━━━ Data provided
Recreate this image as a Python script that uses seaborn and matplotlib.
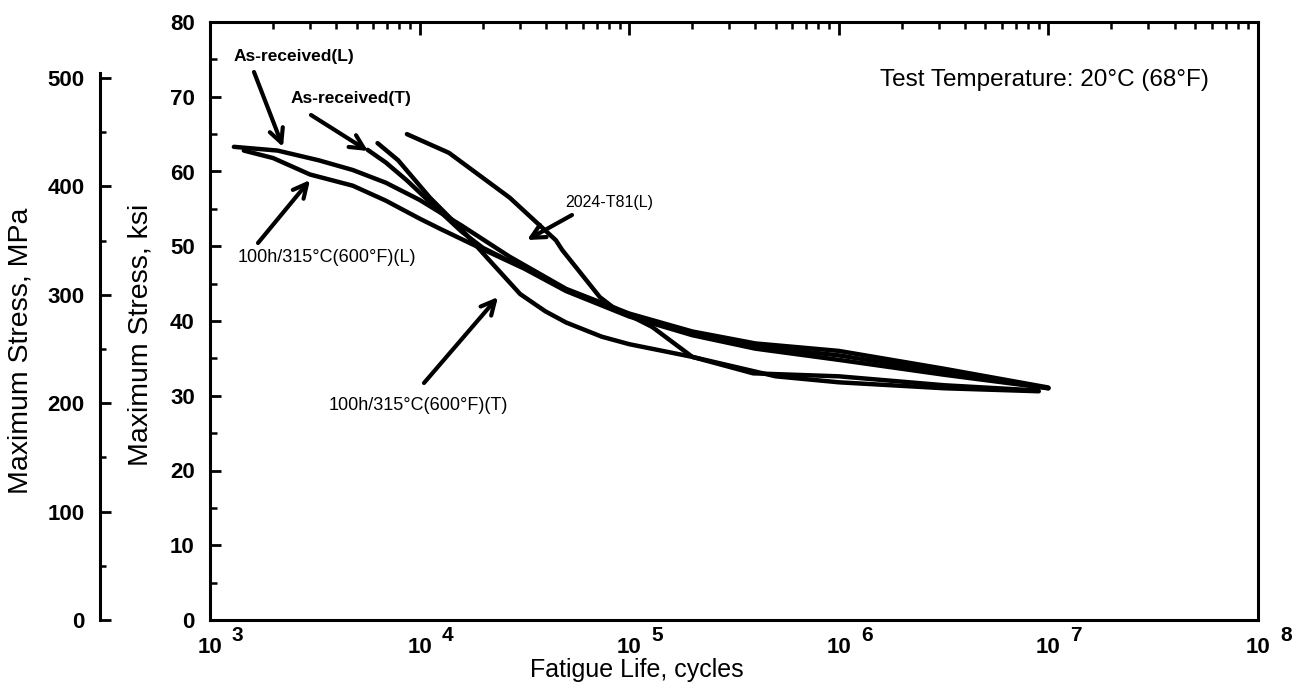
import matplotlib
matplotlib.use("Agg")
import matplotlib.pyplot as plt
import matplotlib.ticker as mticker
import numpy as np
import pandas as pd
import seaborn as sns

# ---------------- data ----------------
asrec_L_cycles = [1300, 2100, 3300, 4800, 6900, 10000, 15800, 26900, 50000, 100000, 200000, 400000, 1000000, 3200000, 10000000]
asrec_L_ksi    = [63.3, 62.8, 61.5, 60.2, 58.5, 56.2, 52.8, 48.6, 44.3, 41.0, 38.6, 37.0, 36.0, 33.6, 31.1]

h100_L_cycles = [1450, 2000, 3000, 4800, 6900, 10000, 12600, 20000, 31600, 50000, 100000, 200000, 400000, 1000000, 3200000, 10000000]
h100_L_ksi    = [62.8, 61.8, 59.6, 58.1, 56.1, 53.7, 52.3, 49.6, 47.0, 44.0, 40.6, 38.1, 36.3, 34.8, 32.8, 31.0]

asrec_T_cycles = [5650, 6900, 8700, 11500, 15800, 20000, 26900, 31600, 50000, 100000, 200000, 400000, 1000000, 3200000, 10000000]
asrec_T_ksi    = [62.9, 61.2, 58.8, 55.6, 52.0, 49.8, 48.0, 47.3, 44.2, 40.8, 38.4, 36.6, 35.4, 33.2, 31.0]

h100_T_cycles = [6300, 7900, 11200, 15800, 21400, 30200, 39800, 50000, 74000, 100000, 200000, 500000, 1000000, 3200000, 9000000]
h100_T_ksi    = [63.8, 61.5, 56.5, 52.3, 48.2, 43.6, 41.3, 39.8, 37.9, 36.9, 35.2, 32.6, 31.8, 31.0, 30.6]

t81_L_cycles = [8700, 13800, 26900, 44700, 47900, 72400, 83200, 128800, 200000, 390000, 1000000, 3200000, 8900000]
t81_L_ksi    = [65.0, 62.5, 56.5, 50.8, 49.5, 43.2, 41.9, 39.2, 35.2, 33.0, 32.6, 31.4, 30.7]

series_names = ["As-received(L)", "100h/315°C(600°F)(L)", "As-received(T)",
                "100h/315°C(600°F)(T)", "2024-T81(L)"]

x_major_exponents = [3, 4, 5, 6, 7, 8]
ksi_ticks = [0, 10, 20, 30, 40, 50, 60, 70, 80]
mpa_ticks = [0, 100, 200, 300, 400, 500]
KSI_TO_MPA = 6.894757

# ---------------- build table ----------------
frames = []
for name, cyc, ksi in zip(series_names,
                          [asrec_L_cycles, h100_L_cycles, asrec_T_cycles, h100_T_cycles, t81_L_cycles],
                          [asrec_L_ksi, h100_L_ksi, asrec_T_ksi, h100_T_ksi, t81_L_ksi]):
    frames.append(pd.DataFrame({"cycles": cyc, "ksi": ksi, "specimen": name}))
df = pd.concat(frames, ignore_index=True)

# ---------------- style ----------------
sns.set_style("white")
plt.rcParams["font.family"] = ["Liberation Sans", "DejaVu Sans"]
for key in ["text.color", "axes.labelcolor", "xtick.color", "ytick.color", "axes.edgecolor"]:
    plt.rcParams[key] = "black"

fig = plt.figure(figsize=(13.10, 6.93), dpi=100)
ax = fig.add_axes([210/1310, 1-620/693, (1258-210)/1310, (620-22)/693])

sns.lineplot(data=df, x="cycles", y="ksi", units="specimen", estimator=None,
             sort=False, color="black", lw=3.2, ax=ax, legend=False)

ax.set_xscale("log")
ax.set_xlim(1e3, 1e8)
ax.set_ylim(0, 80)

for s in ax.spines.values():
    s.set_linewidth(2.2)
    s.set_color("black")

ax.xaxis.set_major_locator(mticker.FixedLocator([10.0**e for e in x_major_exponents]))
ax.xaxis.set_minor_locator(mticker.LogLocator(base=10, subs=np.arange(2, 10), numticks=20))
ax.set_xticklabels(["10"] * len(x_major_exponents))
ax.xaxis.set_minor_formatter(mticker.NullFormatter())
ax.set_yticks(ksi_ticks)
ax.yaxis.set_minor_locator(mticker.MultipleLocator(5))

ax.tick_params(which="major", direction="in", length=9, width=2.0,
               top=True, right=True, labelsize=16, pad=12, color="black", labelcolor="black")
ax.tick_params(which="minor", direction="in", length=5, width=1.8,
               top=True, right=True, color="black")
ax.tick_params(axis="y", which="major", length=8, pad=11)
for lbl in ax.get_xticklabels() + ax.get_yticklabels():
    lbl.set_fontweight("bold")

for e in x_major_exponents:
    ax.annotate(str(e), xy=(10.0**e, 0), xycoords=("data", "axes fraction"),
                xytext=(20, -11), textcoords="offset points",
                ha="center", va="center", fontsize=15, fontweight="bold", color="black")

ax.set_xlabel("Fatigue Life, cycles", fontsize=18, color="black")
ax.xaxis.set_label_coords(0.407, -0.064)
ax.set_ylabel("Maximum Stress, ksi", fontsize=20.5, color="black")
ax.yaxis.set_label_coords(-0.054, 0.477)

# MPa axis on the far left
ax2 = ax.twinx()
ax2.set_ylim(0, 80 * KSI_TO_MPA)
ax2.yaxis.set_ticks_position("left")
ax2.yaxis.set_label_position("left")
ax2.spines["left"].set_position(("outward", 110 * 72 / 100))
ax2.spines["left"].set_bounds(0, 505)
ax2.spines["left"].set_linewidth(2.2)
ax2.spines["left"].set_color("black")
for k in ["right", "top", "bottom"]:
    ax2.spines[k].set_visible(False)
ax2.set_yticks(mpa_ticks)
ax2.yaxis.set_minor_locator(mticker.FixedLocator([50, 150, 250, 350, 450]))
ax2.tick_params(axis="y", which="major", direction="in", length=8, width=2.0,
                labelsize=16, pad=11, left=True, right=False,
                labelleft=True, labelright=False, color="black", labelcolor="black")
ax2.tick_params(axis="y", which="minor", direction="in", length=4, width=1.8,
                left=True, right=False, color="black")
for lbl in ax2.get_yticklabels():
    lbl.set_fontweight("bold")
ax2.set_ylabel("Maximum Stress, MPa", fontsize=20.5, color="black")
ax2.yaxis.set_label_coords(-0.168, 0.45)

arrow_kw = dict(arrowstyle="->,head_length=1.0,head_width=0.5", lw=3.0, color="black",
                shrinkA=0, shrinkB=0)

def px_to_data(px, py):
    lx = 3 + (px - 210) / 209.6
    return 10 ** lx, (620 - py) / 7.475

def note(text, text_px, tail_px, tip_px, size, weight):
    tx, ty = px_to_data(*text_px)
    ax.text(tx, ty, text, ha="center", va="center", fontsize=size, fontweight=weight, color="black")
    ax.annotate("", xy=px_to_data(*tip_px), xytext=px_to_data(*tail_px), arrowprops=arrow_kw)

note("As-received(L)", (294, 56), (254, 72), (283, 147), 12.5, "bold")
note("As-received(T)", (351, 99), (311, 115), (368, 151), 12.5, "bold")
note("100h/315°C(600°F)(L)", (327, 258), (258, 243), (310, 180), 13, "normal")
note("2024-T81(L)", (609, 203), (572, 215), (527, 240), 11.5, "normal")
note("100h/315°C(600°F)(T)", (418, 406), (424, 383), (498, 297), 13, "normal")

tx, ty = px_to_data(1044, 80)
ax.text(tx, ty, "Test Temperature: 20°C (68°F)", ha="center", va="center", fontsize=17.5, color="black")

fig.savefig("out.png", dpi=100)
━━━━━━
Stated goal
Repeat only the lines between the start of the data and the line with "34.8, 32.8, 31.0]", including those two lines, and skip the pictures.

Exercise solution
Recreate this image as a Python script that uses seaborn and matplotlib.
import matplotlib
matplotlib.use("Agg")
import matplotlib.pyplot as plt
import matplotlib.ticker as mticker
import numpy as np
import pandas as pd
import seaborn as sns

# ---------------- data ----------------
asrec_L_cycles = [1300, 2100, 3300, 4800, 6900, 10000, 15800, 26900, 50000, 100000, 200000, 400000, 1000000, 3200000, 10000000]
asrec_L_ksi    = [63.3, 62.8, 61.5, 60.2, 58.5, 56.2, 52.8, 48.6, 44.3, 41.0, 38.6, 37.0, 36.0, 33.6, 31.1]

h100_L_cycles = [1450, 2000, 3000, 4800, 6900, 10000, 12600, 20000, 31600, 50000, 100000, 200000, 400000, 1000000, 3200000, 10000000]
h100_L_ksi    = [62.8, 61.8, 59.6, 58.1, 56.1, 53.7, 52.3, 49.6, 47.0, 44.0, 40.6, 38.1, 36.3, 34.8, 32.8, 31.0]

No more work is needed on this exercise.